- THE PROBLEM
From the first line of the data below through the line bearing "(oE) at (277,201);", reproduce each line exactly; do not include pictures.

- SUPPLIED MATERIAL
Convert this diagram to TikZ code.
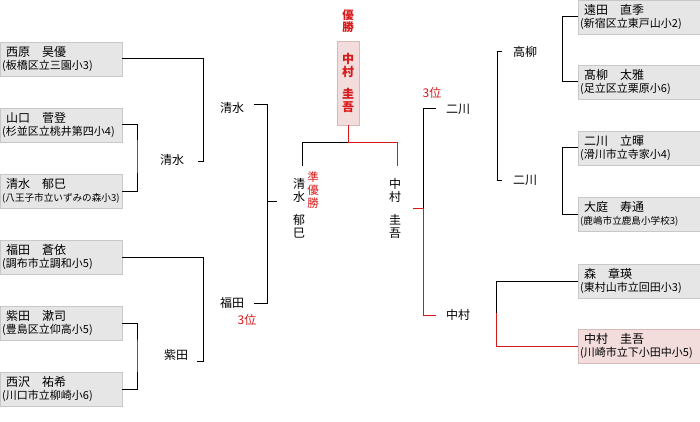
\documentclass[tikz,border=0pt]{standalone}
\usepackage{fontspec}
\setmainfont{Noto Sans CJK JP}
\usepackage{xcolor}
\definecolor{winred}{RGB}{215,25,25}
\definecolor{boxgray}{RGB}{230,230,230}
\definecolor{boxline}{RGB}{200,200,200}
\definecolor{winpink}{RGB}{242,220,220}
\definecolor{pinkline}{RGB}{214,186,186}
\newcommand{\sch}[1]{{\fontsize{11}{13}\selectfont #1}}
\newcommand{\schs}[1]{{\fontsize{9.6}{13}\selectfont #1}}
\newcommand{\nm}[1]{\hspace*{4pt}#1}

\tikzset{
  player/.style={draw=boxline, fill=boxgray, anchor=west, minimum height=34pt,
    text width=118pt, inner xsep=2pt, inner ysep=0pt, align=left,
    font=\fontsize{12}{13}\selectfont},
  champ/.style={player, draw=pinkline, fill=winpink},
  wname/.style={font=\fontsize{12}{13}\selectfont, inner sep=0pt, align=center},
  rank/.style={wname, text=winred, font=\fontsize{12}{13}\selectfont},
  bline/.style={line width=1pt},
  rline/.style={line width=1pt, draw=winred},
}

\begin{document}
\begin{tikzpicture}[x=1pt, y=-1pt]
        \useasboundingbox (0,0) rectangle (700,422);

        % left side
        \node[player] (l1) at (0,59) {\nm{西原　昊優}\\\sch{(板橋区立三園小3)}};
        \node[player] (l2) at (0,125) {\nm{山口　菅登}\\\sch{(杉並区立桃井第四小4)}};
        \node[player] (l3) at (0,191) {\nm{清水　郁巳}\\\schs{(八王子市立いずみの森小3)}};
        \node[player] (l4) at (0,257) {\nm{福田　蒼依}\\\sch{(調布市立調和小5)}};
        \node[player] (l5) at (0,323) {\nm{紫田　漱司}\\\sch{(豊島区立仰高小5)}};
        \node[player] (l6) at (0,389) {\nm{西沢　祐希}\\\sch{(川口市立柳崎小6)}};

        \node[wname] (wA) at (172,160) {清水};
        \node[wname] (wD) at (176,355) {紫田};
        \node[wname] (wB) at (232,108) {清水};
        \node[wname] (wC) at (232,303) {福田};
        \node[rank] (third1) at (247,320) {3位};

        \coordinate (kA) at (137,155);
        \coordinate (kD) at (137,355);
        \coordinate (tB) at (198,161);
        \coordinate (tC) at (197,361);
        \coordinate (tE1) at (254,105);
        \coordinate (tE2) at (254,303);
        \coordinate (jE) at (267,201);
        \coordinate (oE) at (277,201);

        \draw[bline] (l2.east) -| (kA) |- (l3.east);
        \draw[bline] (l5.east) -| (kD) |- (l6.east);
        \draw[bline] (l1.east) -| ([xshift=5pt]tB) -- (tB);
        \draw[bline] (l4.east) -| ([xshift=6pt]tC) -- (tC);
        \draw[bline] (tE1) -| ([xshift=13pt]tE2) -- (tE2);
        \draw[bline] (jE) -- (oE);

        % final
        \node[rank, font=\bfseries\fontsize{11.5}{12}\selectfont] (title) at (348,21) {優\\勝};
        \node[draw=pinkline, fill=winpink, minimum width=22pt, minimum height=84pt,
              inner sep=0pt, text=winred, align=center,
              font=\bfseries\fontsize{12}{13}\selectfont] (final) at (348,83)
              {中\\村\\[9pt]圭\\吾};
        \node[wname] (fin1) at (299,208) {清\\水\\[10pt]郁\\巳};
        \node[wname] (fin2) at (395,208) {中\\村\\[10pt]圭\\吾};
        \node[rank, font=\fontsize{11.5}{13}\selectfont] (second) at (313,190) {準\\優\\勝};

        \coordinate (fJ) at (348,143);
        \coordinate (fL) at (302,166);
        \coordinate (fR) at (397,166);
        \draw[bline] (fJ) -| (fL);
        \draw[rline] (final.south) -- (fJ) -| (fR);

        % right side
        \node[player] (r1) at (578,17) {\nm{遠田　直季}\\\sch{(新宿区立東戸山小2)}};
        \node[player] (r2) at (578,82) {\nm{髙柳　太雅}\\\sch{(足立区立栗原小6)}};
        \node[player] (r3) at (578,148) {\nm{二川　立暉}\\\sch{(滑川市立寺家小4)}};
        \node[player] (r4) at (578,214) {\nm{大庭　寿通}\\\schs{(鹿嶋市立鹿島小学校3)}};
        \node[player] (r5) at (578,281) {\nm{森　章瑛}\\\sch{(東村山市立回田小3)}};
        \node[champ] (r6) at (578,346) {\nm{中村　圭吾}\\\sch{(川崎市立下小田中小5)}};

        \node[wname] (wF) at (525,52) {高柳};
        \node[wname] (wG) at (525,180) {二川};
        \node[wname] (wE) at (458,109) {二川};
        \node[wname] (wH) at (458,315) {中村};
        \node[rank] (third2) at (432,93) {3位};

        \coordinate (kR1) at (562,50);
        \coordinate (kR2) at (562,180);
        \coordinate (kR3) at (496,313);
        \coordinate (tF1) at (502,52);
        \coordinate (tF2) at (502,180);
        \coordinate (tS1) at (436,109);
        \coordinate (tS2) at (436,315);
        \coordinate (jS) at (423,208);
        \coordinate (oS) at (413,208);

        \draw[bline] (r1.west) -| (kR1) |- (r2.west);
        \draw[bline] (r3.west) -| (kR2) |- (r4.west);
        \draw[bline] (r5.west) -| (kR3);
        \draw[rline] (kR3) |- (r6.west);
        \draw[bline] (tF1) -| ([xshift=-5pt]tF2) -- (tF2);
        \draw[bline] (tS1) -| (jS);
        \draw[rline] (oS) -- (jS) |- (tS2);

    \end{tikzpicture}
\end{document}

- WORKED SOLUTION
Convert this diagram to TikZ code.
\documentclass[tikz,border=0pt]{standalone}
\usepackage{fontspec}
\setmainfont{Noto Sans CJK JP}
\usepackage{xcolor}
\definecolor{winred}{RGB}{215,25,25}
\definecolor{boxgray}{RGB}{230,230,230}
\definecolor{boxline}{RGB}{200,200,200}
\definecolor{winpink}{RGB}{242,220,220}
\definecolor{pinkline}{RGB}{214,186,186}
\newcommand{\sch}[1]{{\fontsize{11}{13}\selectfont #1}}
\newcommand{\schs}[1]{{\fontsize{9.6}{13}\selectfont #1}}
\newcommand{\nm}[1]{\hspace*{4pt}#1}

\tikzset{
  player/.style={draw=boxline, fill=boxgray, anchor=west, minimum height=34pt,
    text width=118pt, inner xsep=2pt, inner ysep=0pt, align=left,
    font=\fontsize{12}{13}\selectfont},
  champ/.style={player, draw=pinkline, fill=winpink},
  wname/.style={font=\fontsize{12}{13}\selectfont, inner sep=0pt, align=center},
  rank/.style={wname, text=winred, font=\fontsize{12}{13}\selectfont},
  bline/.style={line width=1pt},
  rline/.style={line width=1pt, draw=winred},
}

\begin{document}
\begin{tikzpicture}[x=1pt, y=-1pt]
        \useasboundingbox (0,0) rectangle (700,422);

        % left side
        \node[player] (l1) at (0,59) {\nm{西原　昊優}\\\sch{(板橋区立三園小3)}};
        \node[player] (l2) at (0,125) {\nm{山口　菅登}\\\sch{(杉並区立桃井第四小4)}};
        \node[player] (l3) at (0,191) {\nm{清水　郁巳}\\\schs{(八王子市立いずみの森小3)}};
        \node[player] (l4) at (0,257) {\nm{福田　蒼依}\\\sch{(調布市立調和小5)}};
        \node[player] (l5) at (0,323) {\nm{紫田　漱司}\\\sch{(豊島区立仰高小5)}};
        \node[player] (l6) at (0,389) {\nm{西沢　祐希}\\\sch{(川口市立柳崎小6)}};

        \node[wname] (wA) at (172,160) {清水};
        \node[wname] (wD) at (176,355) {紫田};
        \node[wname] (wB) at (232,108) {清水};
        \node[wname] (wC) at (232,303) {福田};
        \node[rank] (third1) at (247,320) {3位};

        \coordinate (kA) at (137,155);
        \coordinate (kD) at (137,355);
        \coordinate (tB) at (198,161);
        \coordinate (tC) at (197,361);
        \coordinate (tE1) at (254,105);
        \coordinate (tE2) at (254,303);
        \coordinate (jE) at (267,201);
        \coordinate (oE) at (277,201);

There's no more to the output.